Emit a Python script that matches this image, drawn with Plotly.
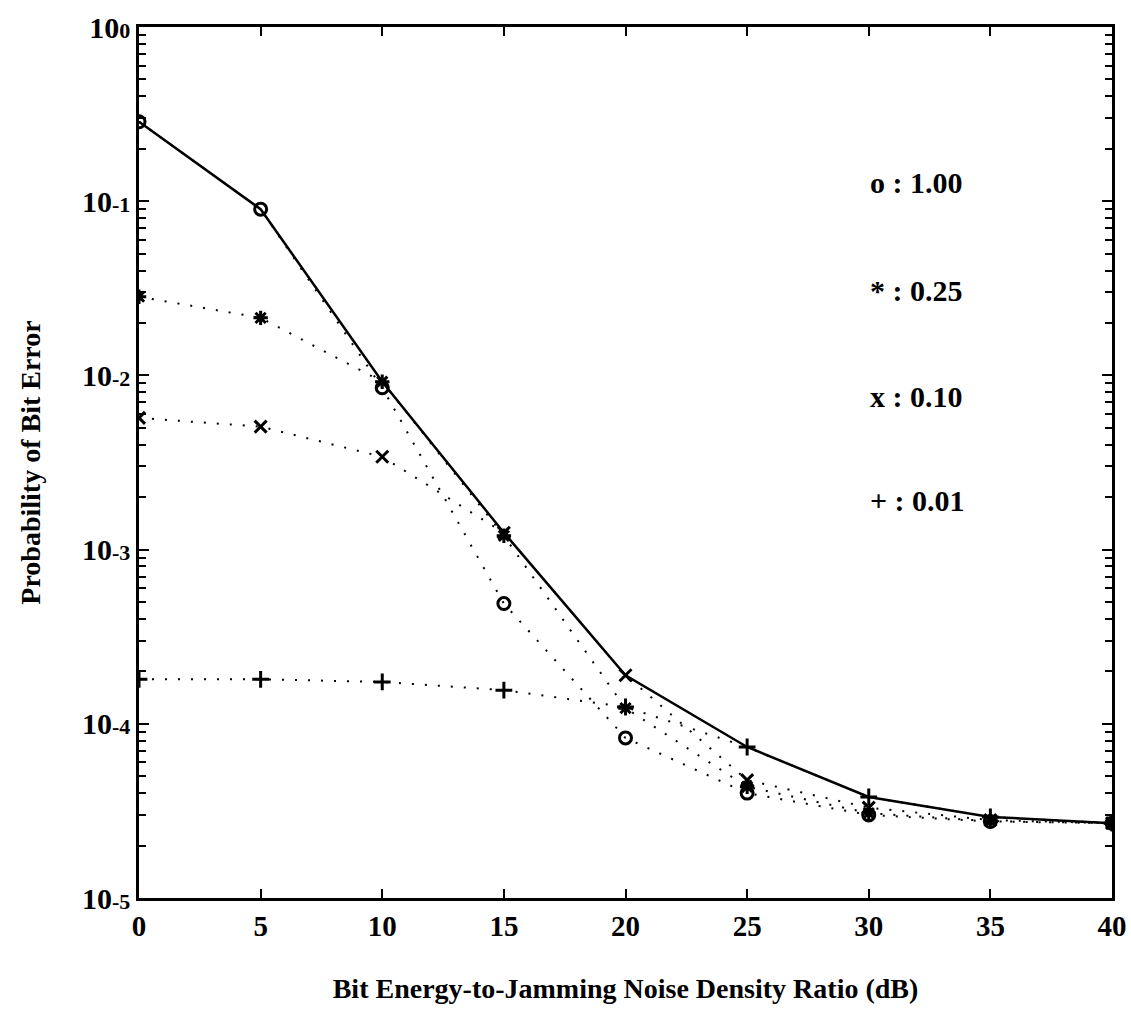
import plotly.graph_objects as go

ebj_db = [0, 5, 10, 15, 20, 25, 30, 35, 40]

rho_100 = [0.286, 0.090, 8.5e-3, 4.9e-4, 8.3e-5, 4.0e-5, 3.0e-5, 2.75e-5, 2.69e-5]
rho_025 = [0.0283, 0.0214, 9.2e-3, 1.2e-3, 1.23e-4, 4.35e-5, 3.07e-5, 2.76e-5, 2.69e-5]
rho_010 = [5.7e-3, 5.08e-3, 3.41e-3, 1.25e-3, 1.9e-4, 4.75e-5, 3.3e-5, 2.8e-5, 2.69e-5]
rho_001 = [1.8e-4, 1.8e-4, 1.74e-4, 1.56e-4, 1.25e-4, 7.36e-5, 3.8e-5, 2.92e-5, 2.69e-5]

series_labels = ["o : 1.00", "* : 0.25", "x : 0.10", "+ : 0.01"]
series_values = [rho_100, rho_025, rho_010, rho_001]
series_symbols = ["circle-open", "asterisk-open", "x-thin-open", "cross-thin-open"]

worst_case = [max(vals) for vals in zip(*series_values)]

ytick_vals = [1e-5, 1e-4, 1e-3, 1e-2, 1e-1, 1]
ytick_exp = ["-5", "-4", "-3", "-2", "-1", "0"]
ytick_text = ["10<span style='font-size:22px'>%s</span>" % e for e in ytick_exp]
xtick_vals = [0, 5, 10, 15, 20, 25, 30, 35, 40]

minor_vals = [m * 10 ** k for k in range(-5, 0) for m in range(2, 10)]

FONT = "Liberation Serif"

W, H = 1131, 1013
L, T = 139, 27
PW, PH = 1112 - 139, 898 - 27

fig = go.Figure()

for name, vals, sym in zip(series_labels, series_values, series_symbols):
    fig.add_trace(go.Scatter(
        x=ebj_db, y=vals, mode="lines+markers", name=name,
        line=dict(color="black", width=2, dash="2px,11px"),
        marker=dict(symbol=sym, size=12, color="black",
                    line=dict(color="black", width=3)),
        showlegend=False,
    ))

fig.add_trace(go.Scatter(
    x=ebj_db, y=worst_case, mode="lines",
    line=dict(color="black", width=2.5),
    showlegend=False,
))

legend_pos = [182, 290, 397, 500]
for name, py in zip(series_labels, legend_pos):
    fig.add_annotation(
        x=(868 - L) / PW, y=1 - (py - T) / PH,
        xref="paper", yref="paper", xanchor="left", yanchor="middle",
        text=name, showarrow=False,
        font=dict(family=FONT, size=30, color="black", weight="bold"),
    )

fig.update_layout(
    width=W, height=H,
    margin=dict(l=L, r=W - L - PW, t=T, b=H - T - PH, autoexpand=False),
    paper_bgcolor="white", plot_bgcolor="white",
    font=dict(family=FONT, size=28, color="black", weight="bold"),
    xaxis=dict(
        range=[0, 40], tickvals=xtick_vals, automargin=False,
        ticks="inside", ticklen=9, tickwidth=2, tickcolor="black",
        showline=True, linecolor="black", linewidth=2.5, mirror="ticks",
        showgrid=False, zeroline=False, ticklabeloverflow="allow",
        tickfont=dict(family=FONT, size=29, weight="bold"),
        title=dict(text="Bit Energy-to-Jamming Noise Density Ratio (dB)",
                   font=dict(family=FONT, size=28, weight="bold"), standoff=38),
    ),
    yaxis=dict(
        type="log", range=[-5, 0], tickvals=ytick_vals, ticktext=ytick_text,
        automargin=False,
        ticks="inside", ticklen=10, tickwidth=2, tickcolor="black",
        showline=True, linecolor="black", linewidth=2.5, mirror="ticks",
        showgrid=False, zeroline=False,
        tickfont=dict(family=FONT, size=30, weight="bold"),
        minor=dict(tickvals=minor_vals, ticks="inside", ticklen=7,
                   tickwidth=2, tickcolor="black", showgrid=False),
        title=dict(text="Probability of Bit Error",
                   font=dict(family=FONT, size=28, weight="bold"), standoff=34),
    ),
)

fig.write_html("out.html",
               config={"displayModeBar": False},
               post_script="document.body.style.margin='0';document.body.style.overflow='hidden';")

####################

* Exercise details *
Write out the data precisely as given, excluding the pictures.

* Complete output *
Emit a Python script that matches this image, drawn with Plotly.
import plotly.graph_objects as go

ebj_db = [0, 5, 10, 15, 20, 25, 30, 35, 40]

rho_100 = [0.286, 0.090, 8.5e-3, 4.9e-4, 8.3e-5, 4.0e-5, 3.0e-5, 2.75e-5, 2.69e-5]
rho_025 = [0.0283, 0.0214, 9.2e-3, 1.2e-3, 1.23e-4, 4.35e-5, 3.07e-5, 2.76e-5, 2.69e-5]
rho_010 = [5.7e-3, 5.08e-3, 3.41e-3, 1.25e-3, 1.9e-4, 4.75e-5, 3.3e-5, 2.8e-5, 2.69e-5]
rho_001 = [1.8e-4, 1.8e-4, 1.74e-4, 1.56e-4, 1.25e-4, 7.36e-5, 3.8e-5, 2.92e-5, 2.69e-5]

series_labels = ["o : 1.00", "* : 0.25", "x : 0.10", "+ : 0.01"]
series_values = [rho_100, rho_025, rho_010, rho_001]
series_symbols = ["circle-open", "asterisk-open", "x-thin-open", "cross-thin-open"]

worst_case = [max(vals) for vals in zip(*series_values)]

ytick_vals = [1e-5, 1e-4, 1e-3, 1e-2, 1e-1, 1]
ytick_exp = ["-5", "-4", "-3", "-2", "-1", "0"]
ytick_text = ["10<span style='font-size:22px'>%s</span>" % e for e in ytick_exp]
xtick_vals = [0, 5, 10, 15, 20, 25, 30, 35, 40]

minor_vals = [m * 10 ** k for k in range(-5, 0) for m in range(2, 10)]

FONT = "Liberation Serif"

W, H = 1131, 1013
L, T = 139, 27
PW, PH = 1112 - 139, 898 - 27

fig = go.Figure()

for name, vals, sym in zip(series_labels, series_values, series_symbols):
    fig.add_trace(go.Scatter(
        x=ebj_db, y=vals, mode="lines+markers", name=name,
        line=dict(color="black", width=2, dash="2px,11px"),
        marker=dict(symbol=sym, size=12, color="black",
                    line=dict(color="black", width=3)),
        showlegend=False,
    ))

fig.add_trace(go.Scatter(
    x=ebj_db, y=worst_case, mode="lines",
    line=dict(color="black", width=2.5),
    showlegend=False,
))

legend_pos = [182, 290, 397, 500]
for name, py in zip(series_labels, legend_pos):
    fig.add_annotation(
        x=(868 - L) / PW, y=1 - (py - T) / PH,
        xref="paper", yref="paper", xanchor="left", yanchor="middle",
        text=name, showarrow=False,
        font=dict(family=FONT, size=30, color="black", weight="bold"),
    )

fig.update_layout(
    width=W, height=H,
    margin=dict(l=L, r=W - L - PW, t=T, b=H - T - PH, autoexpand=False),
    paper_bgcolor="white", plot_bgcolor="white",
    font=dict(family=FONT, size=28, color="black", weight="bold"),
    xaxis=dict(
        range=[0, 40], tickvals=xtick_vals, automargin=False,
        ticks="inside", ticklen=9, tickwidth=2, tickcolor="black",
        showline=True, linecolor="black", linewidth=2.5, mirror="ticks",
        showgrid=False, zeroline=False, ticklabeloverflow="allow",
        tickfont=dict(family=FONT, size=29, weight="bold"),
        title=dict(text="Bit Energy-to-Jamming Noise Density Ratio (dB)",
                   font=dict(family=FONT, size=28, weight="bold"), standoff=38),
    ),
    yaxis=dict(
        type="log", range=[-5, 0], tickvals=ytick_vals, ticktext=ytick_text,
        automargin=False,
        ticks="inside", ticklen=10, tickwidth=2, tickcolor="black",
        showline=True, linecolor="black", linewidth=2.5, mirror="ticks",
        showgrid=False, zeroline=False,
        tickfont=dict(family=FONT, size=30, weight="bold"),
        minor=dict(tickvals=minor_vals, ticks="inside", ticklen=7,
                   tickwidth=2, tickcolor="black", showgrid=False),
        title=dict(text="Probability of Bit Error",
                   font=dict(family=FONT, size=28, weight="bold"), standoff=34),
    ),
)

fig.write_html("out.html",
               config={"displayModeBar": False},
               post_script="document.body.style.margin='0';document.body.style.overflow='hidden';")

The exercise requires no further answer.